Tim Bray talks about GET and POST and REST vs. XmlRpc or SOAP.
Ways of Talking to a Web Server If you're a piece of software that wants to talk to a Web Server (a browser, for example, but there are lots of others), you generally use the HTTP protocol, which supports all kinds of transactions, but the two most often used are called GET and POST. GET is simple; you send a request encoded up in a URI to the server, and you get a package of info back from the server. This is what happens when you click on a hyperlink; nothing could be simpler, and a huge majority of all Web transactions are GETs. There are some rules that go with GET; it's not OK to use it ot make a purchase or trigger an explosive device or anything that changes the state of the world. It's for fetching information. When you POST, you contact the server and send it a package of information, not just a URI, and get back a package of information. You should use POST if you want to do anything more than just retrieve information, for example buy or blow up something.

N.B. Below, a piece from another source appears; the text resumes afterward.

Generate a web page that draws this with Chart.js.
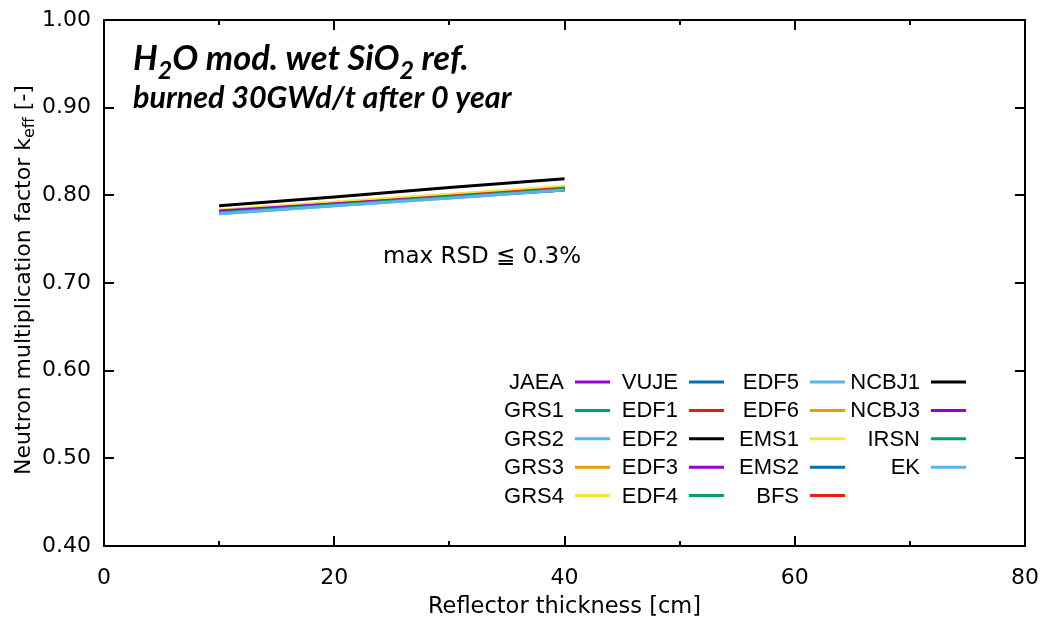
<!DOCTYPE html>
<html>
<head>
<meta charset="utf-8">
<script src="https://cdn.jsdelivr.net/npm/chart.js@4.4.1/dist/chart.umd.min.js"></script>
<style>
  html, body { margin: 0; padding: 0; background: #fff; }
  #wrap { width: 1050px; height: 627px; position: relative; }
</style>
</head>
<body>
<div id="wrap"><canvas id="chart"></canvas></div>
<script>
// reflector thickness [cm]
const thickness = [10, 20, 30, 40];

// keff per participant
const seriesNames = ['JAEA', 'GRS1', 'GRS2', 'GRS3', 'GRS4',
  'VUJE', 'EDF1', 'EDF2', 'EDF3', 'EDF4',
  'EDF5', 'EDF6', 'EMS1', 'EMS2', 'BFS',
  'NCBJ1', 'NCBJ3', 'IRSN', 'EK'];
const seriesColors = ['#9400d3', '#009e73', '#56b4e9', '#e69f00', '#f0e442',
  '#0072b2', '#e51e10', '#000000', '#9400d3', '#009e73',
  '#56b4e9', '#e69f00', '#f0e442', '#0072b2', '#e51e10',
  '#000000', '#9400d3', '#009e73', '#56b4e9'];

const JAEA  = [0.782, 0.790, 0.798, 0.806];
const GRS1  = [0.780, 0.789, 0.798, 0.807];
const GRS2  = [0.780, 0.789, 0.798, 0.807];
const GRS3  = [0.782, 0.791, 0.800, 0.809];
const GRS4  = [0.783, 0.792, 0.801, 0.810];
const VUJE  = [0.780, 0.789, 0.798, 0.807];
const EDF1  = [0.781, 0.790, 0.799, 0.808];
const EDF2  = [0.781, 0.790, 0.799, 0.808];
const EDF3  = [0.782, 0.791, 0.800, 0.809];
const EDF4  = [0.780, 0.789, 0.798, 0.807];
const EDF5  = [0.779, 0.788, 0.797, 0.806];
const EDF6  = [0.782, 0.791, 0.800, 0.809];
const EMS1  = [0.783, 0.792, 0.801, 0.810];
const EMS2  = [0.780, 0.789, 0.798, 0.807];
const BFS   = [0.781, 0.790, 0.799, 0.808];
const NCBJ1 = [0.788, 0.798, 0.809, 0.819];
const NCBJ3 = [0.782, 0.790, 0.798, 0.806];
const IRSN  = [0.780, 0.789, 0.798, 0.807];
const EK    = [0.779, 0.788, 0.797, 0.806];
const seriesValues = [JAEA, GRS1, GRS2, GRS3, GRS4, VUJE, EDF1, EDF2, EDF3, EDF4,
  EDF5, EDF6, EMS1, EMS2, BFS, NCBJ1, NCBJ3, IRSN, EK];

const xTicks = [0, 20, 40, 60, 80];
const xMinorTicks = [10, 30, 50, 70];
const yTicks = [0.4, 0.5, 0.6, 0.7, 0.8, 0.9, 1.0];

const tickFont = '"DejaVu Sans", sans-serif';

// draw text with subscript parts; segs = [[text, isSub], ...]
function drawRich(ctx, segs, x, y, size, style, align, fam) {
  const big = style + ' ' + size + 'px ' + fam;
  const small = style + ' ' + Math.round(size * 0.72) + 'px ' + fam;
  let total = 0;
  for (const [t, sub] of segs) {
    ctx.font = sub ? small : big;
    total += ctx.measureText(t).width;
  }
  let cx = align === 'center' ? x - total / 2 : x;
  ctx.textAlign = 'left';
  for (const [t, sub] of segs) {
    ctx.font = sub ? small : big;
    ctx.fillText(t, cx, sub ? y + size * 0.25 : y);
    cx += ctx.measureText(t).width;
  }
}

const framePlugin = {
  id: 'frame',
  afterDraw(chart) {
    const ctx = chart.ctx;
    const a = chart.chartArea;
    const xs = chart.scales.x, ys = chart.scales.y;
    ctx.save();
    ctx.strokeStyle = '#000';
    ctx.lineWidth = 2;
    ctx.strokeRect(a.left, a.top, a.right - a.left, a.bottom - a.top);

    // inward ticks on all four sides
    ctx.beginPath();
    for (const v of yTicks) {
      const p = Math.round(ys.getPixelForValue(v));
      ctx.moveTo(a.left, p); ctx.lineTo(a.left + 10, p);
      ctx.moveTo(a.right, p); ctx.lineTo(a.right - 10, p);
    }
    for (const v of xTicks) {
      const p = Math.round(xs.getPixelForValue(v));
      ctx.moveTo(p, a.bottom); ctx.lineTo(p, a.bottom - 10);
      ctx.moveTo(p, a.top); ctx.lineTo(p, a.top + 10);
    }
    for (const v of xMinorTicks) {
      const p = Math.round(xs.getPixelForValue(v));
      ctx.moveTo(p, a.bottom); ctx.lineTo(p, a.bottom - 5);
      ctx.moveTo(p, a.top); ctx.lineTo(p, a.top + 5);
    }
    ctx.stroke();

    ctx.fillStyle = '#000';
    ctx.textBaseline = 'middle';

    // legend, 4 columns of 5 rows, text right aligned, sample on the right
    const colRight = [564, 678, 799, 920];
    ctx.font = '22px "Liberation Sans", Arial, sans-serif';
    chart.data.datasets.forEach((ds, i) => {
      const col = Math.floor(i / 5), row = i % 5;
      const y = 382 + row * 28.4;
      const xr = colRight[col];
      ctx.textAlign = 'right';
      ctx.fillStyle = '#000';
      ctx.fillText(ds.label, xr, y + 1);
      ctx.strokeStyle = ds.borderColor;
      ctx.lineWidth = 3;
      ctx.beginPath();
      ctx.moveTo(xr + 11, y); ctx.lineTo(xr + 46, y);
      ctx.stroke();
    });

    // axis titles
    ctx.fillStyle = '#000';
    ctx.font = '22.5px ' + tickFont;
    ctx.textAlign = 'center';
    ctx.fillText('Reflector thickness [cm]', (a.left + a.right) / 2, 607);

    ctx.save();
    ctx.translate(24, 280);
    ctx.rotate(-Math.PI / 2);
    drawRich(ctx, [['Neutron multiplication factor k', false], ['eff', true], [' [-]', false]],
      0, 0, 22, 'normal', 'center', tickFont);
    ctx.restore();

    // annotations
    ctx.textBaseline = 'alphabetic';
    const titleFam = 'Lato, "Open Sans", sans-serif';
    drawRich(ctx, [['H', false], ['2', true], ['O mod. wet SiO', false], ['2', true], [' ref.', false]],
      133, 70, 34.5, 'italic bold', 'left', titleFam);
    ctx.font = 'italic bold 30.5px ' + titleFam;
    ctx.textAlign = 'left';
    ctx.fillText('burned 30GWd/t after 0 year', 133, 108);

    ctx.font = '23px ' + tickFont;
    ctx.textAlign = 'center';
    ctx.textBaseline = 'middle';
    ctx.fillText('max RSD \u2266 0.3%', 482, 257);
    ctx.restore();
  }
};

// gnuplot draws later curves on top, so give them a lower order
const datasets = seriesNames.map((name, i) => ({
  label: name,
  data: thickness.map((t, j) => ({ x: t, y: seriesValues[i][j] })),
  borderColor: seriesColors[i],
  backgroundColor: seriesColors[i],
  borderWidth: 3,
  pointRadius: 0,
  showLine: true,
  fill: false,
  order: seriesNames.length - i
}));

new Chart(document.getElementById('chart'), {
  type: 'scatter',
  data: { datasets },
  options: {
    responsive: true,
    maintainAspectRatio: false,
    animation: false,
    layout: { padding: { top: 20, right: 25, left: 0, bottom: 0 } },
    plugins: { legend: { display: false }, tooltip: { enabled: false } },
    scales: {
      x: {
        type: 'linear', min: 0, max: 80,
        afterFit(scale) { scale.height = 81; scale.paddingLeft = 0; scale.paddingRight = 0; },
        grid: { display: false, drawTicks: false },
        border: { display: false },
        ticks: { stepSize: 20, padding: 19, color: '#000', font: { family: tickFont, size: 22 } }
      },
      y: {
        min: 0.4, max: 1.0,
        afterFit(scale) { scale.width = 104; scale.paddingTop = 0; scale.paddingBottom = 0; },
        grid: { display: false, drawTicks: false },
        border: { display: false },
        ticks: { stepSize: 0.1, padding: 13, color: '#000', font: { family: tickFont, size: 22 },
          callback: v => v.toFixed(2) }
      }
    }
  },
  plugins: [framePlugin]
});
</script>
</body>
</html>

So most times when you fill out a form on a Web site and press Submit, it's using a POST. All this is straightforward and causes little angst as long as the Web is just browsers and pages. But a lot of people want to use the Web for more; to syndicate weblogs, run search engines, even to do large-scale B2B.
How do you fit this into the Web's GET/POST world? Well first off, you typically send machine-oriented XML rather than human-oriented HTML from the server. And if you ask for it with a POST, the package of information you send is usually XML too.